___ GIVEN MATERIAL ___

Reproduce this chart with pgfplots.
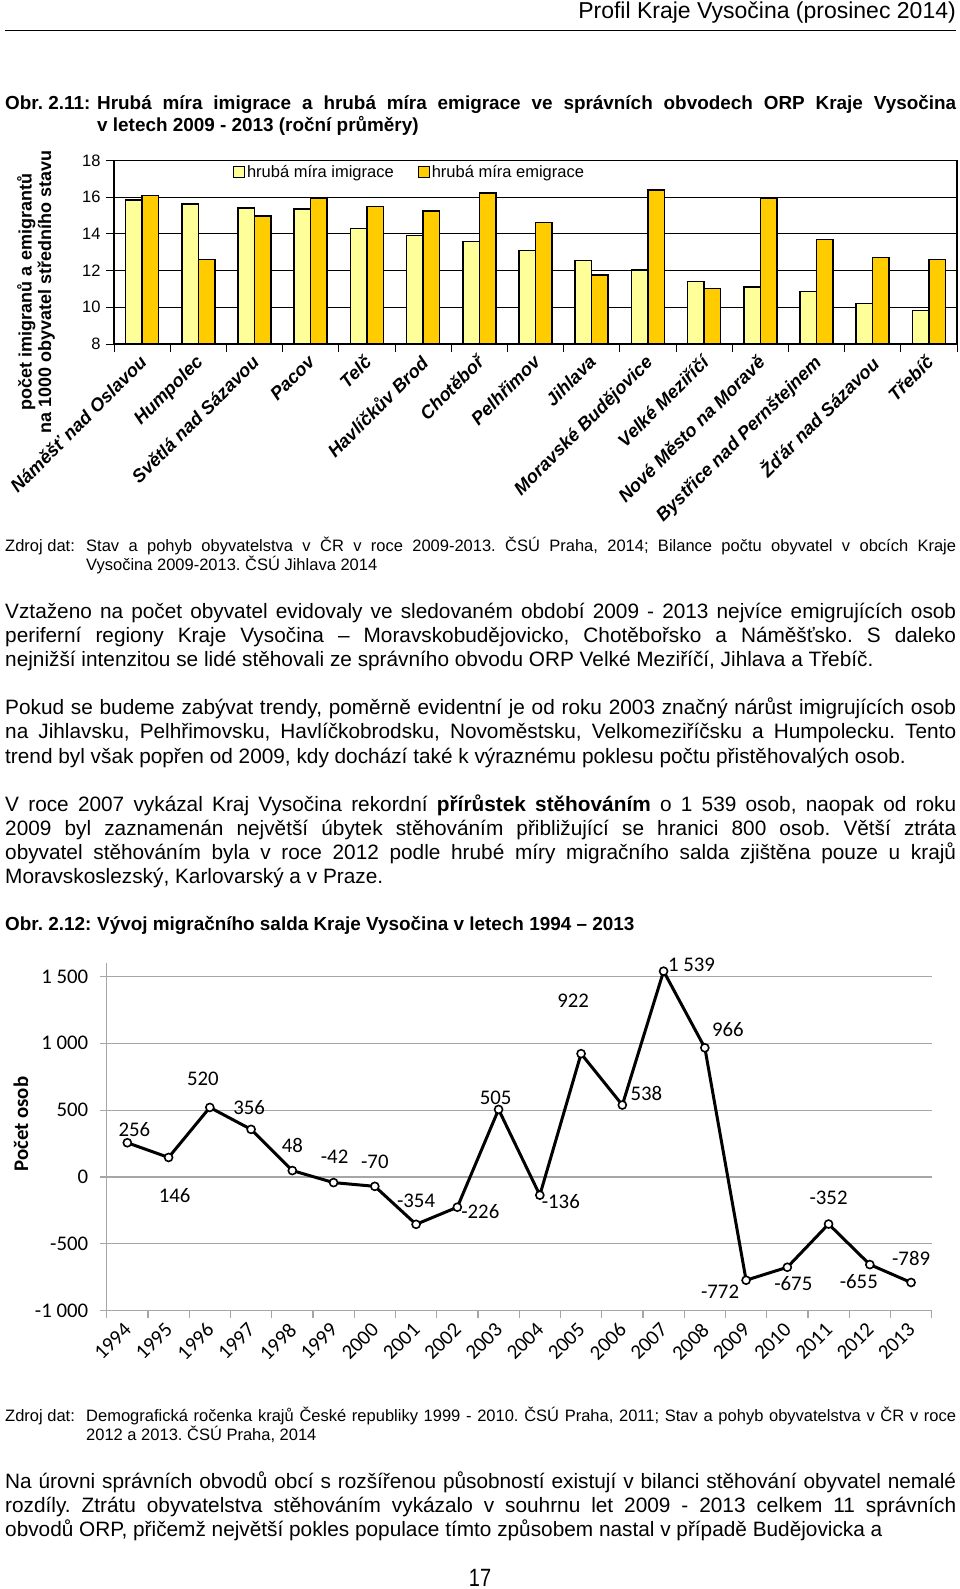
\documentclass[border=0pt]{standalone}
\usepackage{fontspec}
\setmainfont{Liberation Sans}
\newfontfamily\carlito{Carlito}
\usepackage{pgfplots}
\pgfplotsset{compat=1.18}
\definecolor{imig}{HTML}{FFFF99}
\definecolor{emig}{HTML}{FFCC00}
\definecolor{gridg}{HTML}{A6A6A6}
\pgfplotsset{sqlegend/.style={legend image code/.code={\draw[##1, line width=1pt] (0pt,-5.5pt) rectangle (11pt,5.5pt);}}}
\newcommand{\bodyf}{\fontsize{20.8}{24.3}\selectfont}
\newcommand{\srcf}{\fontsize{16.5}{19.6}\selectfont}
\newcommand{\ttlf}{\bfseries\fontsize{18.9}{22}\selectfont}
\newcommand{\calf}{\carlito\fontsize{20.8}{24}\selectfont}
\frenchspacing
\begin{document}
\begin{tikzpicture}[x=1pt,y=1pt]
\path[use as bounding box, fill=white] (0,0) rectangle (960,-1589);
% header
\node[anchor=base east, inner sep=0pt, font=\fontsize{23}{26}\selectfont] at (956,-19) {Profil Kraje Vysočina (prosinec 2014)};
\draw[line width=1pt] (5,-31) -- (956,-31);
% title 1
\node[anchor=base west, inner sep=0pt, font=\ttlf] at (5,-110) {Obr. 2.11:};
\node[anchor=base west, inner sep=0pt, text width=859pt, align=justify, font=\ttlf] at (97,-110) {Hrubá míra imigrace a hrubá míra emigrace ve správních obvodech ORP Kraje Vysočina\linebreak v letech 2009 - 2013 (roční průměry)};
% chart 1
\begin{axis}[
 at={(114pt,-344pt)}, anchor=south west, scale only axis,
 width=843pt, height=183.6pt,
 xmin=-0.5, xmax=14.5, ymin=8, ymax=18,
 ytick={8,10,...,18}, ymajorgrids, grid style={black, line width=0.8pt},
 axis line style={black, line width=1.2pt},
 tick align=outside, ytick pos=left, xtick pos=bottom,
 major tick length=8pt, minor tick length=8pt,
 tick style={black, line width=1pt},
 every major x tick/.append style={draw=none},
 xtick={0,...,14}, minor xtick={-0.5,0.5,...,14.5},
 xticklabels={Náměšť nad Oslavou, Humpolec, Světlá nad Sázavou, Pacov, Telč, Havlíčkův Brod, Chotěboř, Pelhřimov, Jihlava, Moravské Budějovice, Velké Meziříčí, Nové Město na Moravě, Bystřice nad Pernštejnem, Žďár nad Sázavou, Třebíč},
 xticklabel style={font=\bfseries\itshape\fontsize{18.3}{21}\selectfont, rotate=45, anchor=north east, inner sep=0pt, xshift=-4pt, yshift=1.5pt},
 /pgf/number format/assume math mode=true,
 yticklabel style={font=\fontsize{16.5}{19}\selectfont, xshift=-2pt},
 ybar=0pt, bar width=16.5pt,
 legend style={at={(0.141,0.938)}, anchor=west, draw=none, fill=none, inner sep=0pt,
   legend columns=2, font=\fontsize{16.5}{19}\selectfont,
   /tikz/every even column/.append style={column sep=22pt}},
 legend cell align=left,
]
\addplot[fill=imig, draw=black, line width=1.5pt, sqlegend]
 coordinates {(0,15.85) (1,15.62) (2,15.40) (3,15.35) (4,14.30) (5,13.90) (6,13.57) (7,13.10) (8,12.55) (9,12.04) (10,11.40) (11,11.10) (12,10.86) (13,10.20) (14,9.83)};
\addplot[fill=emig, draw=black, line width=1.5pt, sqlegend]
 coordinates {(0,16.10) (1,12.60) (2,14.97) (3,15.95) (4,15.50) (5,15.24) (6,16.22) (7,14.62) (8,11.75) (9,16.39) (10,11.03) (11,15.95) (12,13.70) (13,12.70) (14,12.60)};
\legend{hrubá míra imigrace, hrubá míra emigrace}
\end{axis}
\node[rotate=90, align=center, font=\bfseries\fontsize{18}{19.5}\selectfont, inner sep=0pt] at (36,-292) {počet imigranů a emigrantů\\na 1000 obyvatel středního stavu};
% source 1
\node[anchor=base west, inner sep=0pt, font=\srcf] at (5,-551) {Zdroj dat:};
\node[anchor=base west, inner sep=0pt, text width=870pt, align=justify, font=\srcf] at (86,-551) {Stav a pohyb obyvatelstva v ČR v roce 2009-2013. ČSÚ Praha, 2014; Bilance počtu obyvatel v obcích Kraje\linebreak Vysočina 2009-2013. ČSÚ Jihlava 2014};
% paragraphs
\node[anchor=base west, inner sep=0pt, text width=951pt, align=justify, font=\bodyf] at (5,-618) {Vztaženo na počet obyvatel evidovaly ve sledovaném období 2009 - 2013 nejvíce emigrujících osob\linebreak periferní regiony Kraje Vysočina – Moravskobudějovicko, Chotěbořsko a Náměšťsko. S daleko\linebreak nejnižší intenzitou se lidé stěhovali ze správního obvodu ORP Velké Meziříčí, Jihlava a Třebíč.};
\node[anchor=base west, inner sep=0pt, text width=951pt, align=justify, font=\bodyf] at (5,-714.6) {Pokud se budeme zabývat trendy, poměrně evidentní je od roku 2003 značný nárůst imigrujících osob\linebreak na Jihlavsku, Pelhřimovsku, Havlíčkobrodsku, Novoměstsku, Velkomeziříčsku a Humpolecku. Tento\linebreak trend byl však popřen od 2009, kdy dochází také k výraznému poklesu počtu přistěhovalých osob.};
\node[anchor=base west, inner sep=0pt, text width=951pt, align=justify, font=\bodyf] at (5,-811) {V roce 2007 vykázal Kraj Vysočina rekordní \textbf{přírůstek stěhováním} o 1 539 osob, naopak od roku\linebreak 2009 byl zaznamenán největší úbytek stěhováním přibližující se hranici 800 osob. Větší ztráta\linebreak obyvatel stěhováním byla v roce 2012 podle hrubé míry migračního salda zjištěna pouze u krajů\linebreak Moravskoslezský, Karlovarský a v Praze.};
% title 2
\node[anchor=base west, inner sep=0pt, font=\ttlf] at (5,-930.5) {Obr. 2.12:};
\node[anchor=base west, inner sep=0pt, font=\ttlf] at (97,-930.5) {Vývoj migračního salda Kraje Vysočina v letech 1994 – 2013};
% chart 2
\begin{axis}[
 at={(106.7pt,-1310.7pt)}, anchor=south west, scale only axis,
 width=825pt, height=347.7pt, clip=false,
 xmin=-0.5, xmax=19.5, ymin=-1000, ymax=1600,
 axis x line*=bottom, axis y line*=left,
 axis line style={gridg, line width=1.2pt, -},
 ytick={-1000,-500,...,1500}, yticklabels={-1 000,-500,0,500,1 000,1 500},
 ymajorgrids, grid style={gridg, line width=1.2pt},
 xtick={0,...,19}, minor xtick={-0.5,0.5,...,19.5},
 xticklabels={1994,1995,1996,1997,1998,1999,2000,2001,2002,2003,2004,2005,2006,2007,2008,2009,2010,2011,2012,2013},
 tick align=outside, major tick length=7pt, minor tick length=7pt,
 tick style={gridg, line width=1.2pt},
 every major x tick/.append style={draw=none},
 xticklabel style={font=\calf, rotate=45, anchor=north east, inner sep=0pt, xshift=-5.8pt, yshift=0.7pt},
 yticklabel style={font=\calf, xshift=-8pt},
]
\addplot[black, line width=3pt, mark=*, mark size=4pt, mark options={fill=white, draw=black, line width=1.6pt}]
 coordinates {(0,256) (1,146) (2,520) (3,356) (4,48) (5,-42) (6,-70) (7,-354) (8,-226) (9,505) (10,-136) (11,922) (12,538) (13,1539) (14,966) (15,-772) (16,-675) (17,-352) (18,-655) (19,-789)};
\begin{scope}[every node/.style={font=\calf, inner sep=0pt}]
\node[xshift=7pt, yshift=13pt] at (axis cs:0,256) {256};
\node[xshift=6pt, yshift=-38pt] at (axis cs:1,146) {146};
\node[xshift=-7pt, yshift=29pt] at (axis cs:2,520) {520};
\node[xshift=-2pt, yshift=22pt] at (axis cs:3,356) {356};
\node[xshift=0pt, yshift=25pt] at (axis cs:4,48) {48};
\node[xshift=1pt, yshift=26pt] at (axis cs:5,-42) {-42};
\node[xshift=0pt, yshift=25pt] at (axis cs:6,-70) {-70};
\node[xshift=0pt, yshift=24pt] at (axis cs:7,-354) {-354};
\node[xshift=23pt, yshift=-4pt] at (axis cs:8,-226) {-226};
\node[xshift=-3pt, yshift=12pt] at (axis cs:9,505) {505};
\node[xshift=21pt, yshift=-6pt] at (axis cs:10,-136) {-136};
\node[xshift=-8pt, yshift=53pt] at (axis cs:11,922) {922};
\node[xshift=24pt, yshift=12pt] at (axis cs:12,538) {538};
\node[xshift=28pt, yshift=6pt] at (axis cs:13,1539) {1 539};
\node[xshift=23pt, yshift=18pt] at (axis cs:14,966) {966};
\node[xshift=-26pt, yshift=-12pt] at (axis cs:15,-772) {-772};
\node[xshift=6pt, yshift=-16pt] at (axis cs:16,-675) {-675};
\node[xshift=0pt, yshift=26pt] at (axis cs:17,-352) {-352};
\node[xshift=-11pt, yshift=-17pt] at (axis cs:18,-655) {-655};
\node[xshift=0pt, yshift=24pt] at (axis cs:19,-789) {-789};
\end{scope}
\end{axis}
\node[rotate=90, font=\carlito\bfseries\fontsize{20.8}{24}\selectfont, inner sep=0pt] at (20.8,-1124) {Počet osob};
% source 2
\node[anchor=base west, inner sep=0pt, font=\srcf] at (5,-1421) {Zdroj dat:};
\node[anchor=base west, inner sep=0pt, text width=870pt, align=justify, font=\srcf] at (86,-1421) {Demografická ročenka krajů České republiky 1999 - 2010. ČSÚ Praha, 2011; Stav a pohyb obyvatelstva v ČR v roce\linebreak 2012 a 2013. ČSÚ Praha, 2014};
% paragraph 4
\node[anchor=base west, inner sep=0pt, text width=951pt, align=justify, font=\bodyf] at (5,-1488) {\parfillskip=0pt Na úrovni správních obvodů obcí s rozšířenou působností existují v bilanci stěhování obyvatel nemalé\linebreak rozdíly. Ztrátu obyvatelstva stěhováním vykázalo v souhrnu let 2009 - 2013 celkem 11 správních\linebreak obvodů ORP, přičemž největší pokles populace tímto způsobem nastal v případě Budějovicka a};
% page number
\node[anchor=base, inner sep=0pt, font=\fontsize{25}{28}\selectfont] at (480,-1586) {\scalebox{0.8}[1]{17}};
\end{tikzpicture}
\end{document}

___

▶ _WHAT YOU HAVE TO DO_: Go through the listing above and locate each line that holds the word "chart". Copy those lines.

▶ _EXERCISE OUTPUT_:
Reproduce this chart with pgfplots.
% chart 1
% chart 2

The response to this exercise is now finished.